Les parents Newton sont joués par Patricia Collinge, qui est une Emma semblant revivre par la venue de son frère ; Joseph son époux est joué par Henry Travers, qui met beaucoup d’humour dans le rôle du beau-frère de Charlie, pas plus emballé que ça par ce beau-frère qui charme tout le monde et le relègue au second point. Heureusement son voisin et copain, Herbie, est là pour mettre un peu de piment grâce à leurs discussions sur l’art d’assassiner son prochain. Ce voisin est interprété par un tout jeune Hume Cronyn, un acteur que j’ai toujours beaucoup apprécié.
Jack, le détective qui tombe amoureux de la jolie Charlene est joué par Macdonald Carey, un acteur qui fit surtout carrière à la télévision après quelques bons rôles au cinéma.
La musique du film est la première d’une série de collaboration entre Alfred Hitchcock et le compositeur Dimitri Tiomkin – à côté de la musique originale du film, Tiomkin y introduit des extraits de la « Veuve Joyeuse » de Franz Lehar, clin d’œil au « Tueur de Veuves ». Et comme toujours chez Hitchcock, la photographie toute en ombres et lumières prend une immense importance, surtout en noir & blanc, pour bien accentuer l'ambiguité des situations.
Hitchcock aimait à dire, reprenant les paroles d’Oscar Wilde « on ne détruit que ce que l’on aime », lorsqu’on lui demandait si Oncle Charlie était un assassin ou non, une façon comme une autre de ne pas répondre – ce qu’on peut comprendre.
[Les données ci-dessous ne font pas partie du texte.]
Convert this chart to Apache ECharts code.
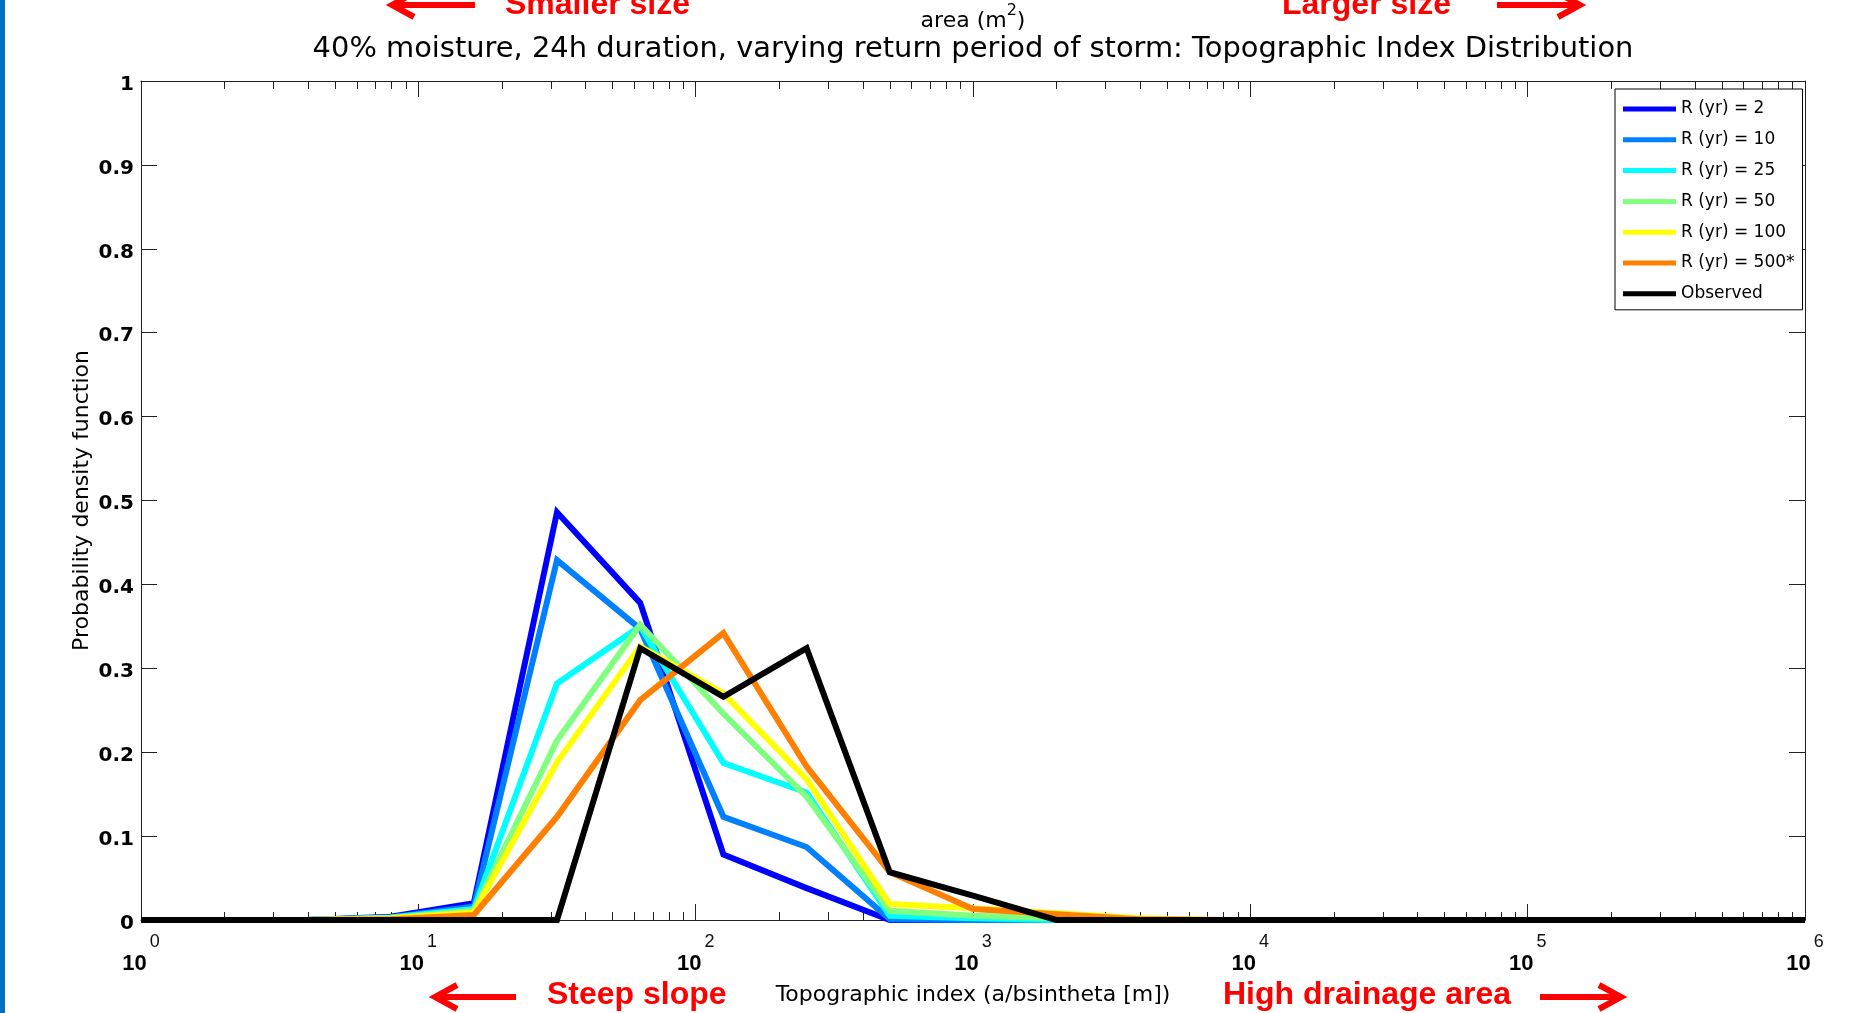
<!DOCTYPE html>
<html><head><meta charset="utf-8">
<script src="https://cdn.jsdelivr.net/npm/echarts@6/dist/echarts.min.js"></script>
<style>html,body{margin:0;padding:0;background:#fff;}#c{width:1872px;height:1013px;}</style>
</head><body><div id="c"></div>
<script>
// x positions are log10 of the topographic index
const xExponents = [0,0.3,0.6,0.9,1.2,1.5,1.8,2.1,2.4,2.7,3.0,3.3,3.6,3.9,4.2,4.5,4.8,5.1,5.4,5.7,6.0];
const seriesNames = ['R (yr) = 2','R (yr) = 10','R (yr) = 25','R (yr) = 50','R (yr) = 100','R (yr) = 500*','Observed'];
const seriesColors = ['#0000FF','#0080FF','#00FFFF','#80FF80','#FFFF00','#FF8000','#000000'];
const r2   = [0,0,0,0.004,0.020,0.486,0.378,0.078,0.038,0,0,0,0,0,0,0,0,0,0,0,0];
const r10  = [0,0,0,0.003,0.016,0.429,0.347,0.123,0.087,0.001,0,0,0,0,0,0,0,0,0,0,0];
const r25  = [0,0,0,0.003,0.013,0.282,0.350,0.187,0.152,0.005,0.002,0,0,0,0,0,0,0,0,0,0];
const r50  = [0,0,0,0.002,0.011,0.214,0.352,0.246,0.147,0.011,0.005,0.002,0,0,0,0,0,0,0,0,0];
const r100 = [0,0,0,0.002,0.009,0.188,0.326,0.270,0.168,0.019,0.014,0.008,0.002,0,0,0,0,0,0,0,0];
const r500 = [0,0,0,0.001,0.006,0.123,0.262,0.342,0.183,0.057,0.013,0.007,0.001,0,0,0,0,0,0,0,0];
const observed = [0,0,0,0,0,0,0.324,0.266,0.324,0.057,0.029,0,0,0,0,0,0,0,0,0,0];
const seriesValues = [r2, r10, r25, r50, r100, r500, observed];
const xTickExponents = [0,1,2,3,4,5,6];
const yTickLabels = ['0','0.1','0.2','0.3','0.4','0.5','0.6','0.7','0.8','0.9','1'];
const minorMultipliers = [2,3,4,5,6,7,8,9];

const minorPositions = [];
for (let k = 0; k < xTickExponents.length - 1; k++) {
  minorMultipliers.forEach(m => minorPositions.push([xTickExponents[k] + Math.log10(m), 0]));
}

const chart = echarts.init(document.getElementById('c'), null, {renderer: 'canvas'});
const normalFont = 'DejaVu Sans';
const series = [{
  type: 'custom', silent: true, z: 1,
  data: minorPositions, encode: {x: 0, y: 1},
  renderItem: function (params, api) {
    const x = api.value(0);
    const pb = api.coord([x, 0]);
    const pt = api.coord([x, 1]);
    const px = Math.round(pb[0]) + 0.5;
    return {type: 'group', children: [
      {type: 'line', shape: {x1: px, y1: pb[1], x2: px, y2: pb[1] - 8}, style: {stroke: '#222', lineWidth: 1}},
      {type: 'line', shape: {x1: px, y1: pt[1], x2: px, y2: pt[1] + 8}, style: {stroke: '#222', lineWidth: 1}}
    ]};
  }
}];
seriesNames.forEach((name, i) => {
  series.push({
    name: name, type: 'line', symbol: 'none', showSymbol: false, z: 2,
    data: xExponents.map((x, j) => [x, seriesValues[i][j]]),
    lineStyle: {width: 6, color: seriesColors[i], join: 'miter'},
    itemStyle: {color: seriesColors[i]}
  });
});

const axisLineStyle = {color: '#222', width: 1};
const option = {
  animation: false,
  backgroundColor: '#fff',
  title: {
    text: '40% moisture, 24h duration, varying return period of storm: Topographic Index Distribution',
    left: 968, textAlign: 'center', top: 30,
    textStyle: {fontFamily: normalFont, fontSize: 28.9, fontWeight: 'normal', color: '#000'}
  },
  grid: {left: 141, right: 67, top: 81, bottom: 93, containLabel: false},
  legend: {
    data: seriesNames, orient: 'vertical', left: 1615, top: 89,
    padding: [11, 8, 7, 8], itemGap: 12.8, itemWidth: 53, itemHeight: 5, icon: 'rect',
    backgroundColor: '#fff', borderColor: '#000', borderWidth: 1,
    textStyle: {fontFamily: normalFont, fontSize: 17, lineHeight: 18, color: '#000'}
  },
  xAxis: [{
    type: 'value', min: 0, max: 6, interval: 1, position: 'bottom',
    name: 'Topographic index (a/bsintheta [m])', nameLocation: 'middle', nameGap: 64, nameMoveOverlap: false,
    nameTextStyle: {fontFamily: normalFont, fontSize: 22, color: '#000'},
    axisLine: {show: true, onZero: false, lineStyle: axisLineStyle},
    axisTick: {show: true, inside: true, length: 16, lineStyle: axisLineStyle},
    splitLine: {show: false},
    axisLabel: {
      margin: 33, showMinLabel: true, showMaxLabel: true,
      formatter: function (v) { return '{b|10}{e|' + v + '}'; },
      rich: {
        b: {fontFamily: 'Liberation Sans', fontSize: 22, fontWeight: 'bold', lineHeight: 22, verticalAlign: 'bottom', color: '#000'},
        e: {fontFamily: 'Liberation Sans', fontSize: 18, lineHeight: 18, padding: [0, 0, 24, 3], verticalAlign: 'bottom', color: '#111'}
      }
    }
  }, {
    type: 'value', min: 0, max: 6, interval: 1, position: 'top',
    axisLine: {show: true, onZero: false, lineStyle: axisLineStyle},
    axisTick: {show: true, inside: true, length: 16, lineStyle: axisLineStyle},
    axisLabel: {show: false}, splitLine: {show: false}
  }],
  yAxis: [{
    type: 'value', min: 0, max: 1, interval: 0.1, position: 'left',
    name: 'Probability density function', nameLocation: 'middle', nameGap: 48, nameMoveOverlap: false,
    nameTextStyle: {fontFamily: normalFont, fontSize: 22, color: '#000'},
    axisLine: {show: true, onZero: false, lineStyle: axisLineStyle},
    axisTick: {show: true, inside: true, length: 16, lineStyle: axisLineStyle},
    splitLine: {show: false},
    axisLabel: {
      margin: 7, showMinLabel: true, showMaxLabel: true,
      formatter: function (v) { return '{a|' + yTickLabels[Math.round(v * 10)] + '}'; },
      rich: {
        a: {fontFamily: normalFont, fontSize: 20, fontWeight: 'bold', color: '#000', lineHeight: 20, padding: [7, 0, 0, 0]}
      }
    }
  }, {
    type: 'value', min: 0, max: 1, interval: 0.1, position: 'right',
    axisLine: {show: true, onZero: false, lineStyle: axisLineStyle},
    axisTick: {show: true, inside: true, length: 16, lineStyle: axisLineStyle},
    axisLabel: {show: false}, splitLine: {show: false}
  }],
  graphic: [
    {type: 'rect', left: 0, top: 0, shape: {x: 0, y: 0, width: 5, height: 1013}, style: {fill: '#0070C0'}, silent: true},
    {type: 'text', x: 973, y: 20.7, style: {
      text: '{n|area (m}{s|2}{n|)}', align: 'center', verticalAlign: 'middle',
      rich: {
        n: {fontFamily: normalFont, fontSize: 22, lineHeight: 24, verticalAlign: 'bottom', fill: '#000'},
        s: {fontFamily: normalFont, fontSize: 16, lineHeight: 16, padding: [0, 0, 14, 0], verticalAlign: 'bottom', fill: '#000'}
      }
    }},
    // red annotations
    {type: 'text', x: 505, y: 5.6, style: {text: 'Smaller size', fill: '#FF0000', font: 'bold 32px "Liberation Sans"', align: 'left', verticalAlign: 'middle'}},
    {type: 'text', x: 1282, y: 5.6, style: {text: 'Larger size', fill: '#FF0000', font: 'bold 32px "Liberation Sans"', align: 'left', verticalAlign: 'middle'}},
    {type: 'text', x: 547, y: 995.6, style: {text: 'Steep slope', fill: '#FF0000', font: 'bold 32px "Liberation Sans"', align: 'left', verticalAlign: 'middle'}},
    {type: 'text', x: 1223, y: 995.6, style: {text: 'High drainage area', fill: '#FF0000', font: 'bold 32px "Liberation Sans"', align: 'left', verticalAlign: 'middle'}},
    // arrows
    {type: 'polyline', shape: {points: [[475, 5], [394, 5]]}, style: {stroke: '#FF0000', lineWidth: 6, fill: null}},
    {type: 'polyline', shape: {points: [[414, -7], [392, 5], [414, 17]]}, style: {stroke: '#FF0000', lineWidth: 6, fill: null, lineJoin: 'miter'}},
    {type: 'polyline', shape: {points: [[1497, 5], [1578, 5]]}, style: {stroke: '#FF0000', lineWidth: 6, fill: null}},
    {type: 'polyline', shape: {points: [[1558, -7], [1580, 5], [1558, 17]]}, style: {stroke: '#FF0000', lineWidth: 6, fill: null, lineJoin: 'miter'}},
    {type: 'polyline', shape: {points: [[516, 997], [437, 997]]}, style: {stroke: '#FF0000', lineWidth: 6, fill: null}},
    {type: 'polyline', shape: {points: [[457, 985], [435, 997], [457, 1009]]}, style: {stroke: '#FF0000', lineWidth: 6, fill: null, lineJoin: 'miter'}},
    {type: 'polyline', shape: {points: [[1540, 997], [1619, 997]]}, style: {stroke: '#FF0000', lineWidth: 6, fill: null}},
    {type: 'polyline', shape: {points: [[1599, 985], [1621, 997], [1599, 1009]]}, style: {stroke: '#FF0000', lineWidth: 6, fill: null, lineJoin: 'miter'}}
  ],
  series: series
};
chart.setOption(option);
</script></body></html>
En tout cas, le réalisateur disait que ce film était son préféré parmi ses réalisations aux Etats-Unis.
Comme d’habitude, le metteur en scène apparaît brièvement dans le film, il faut toujours être très vigilant pour ne pas le manquer – ici il est dans le train et joue au bridge où il a une main complète en pique.
Au début de ses réalisations, Hitchcock apparaissait à dans le courant du film et du coup, il estimait que l’attention des spectateurs était distraite par l’attente de cette apparition cameo ; comme il estimait que son film méritait toute l’attention des spectateurs, il décida d’apparaître au tout début de ses films.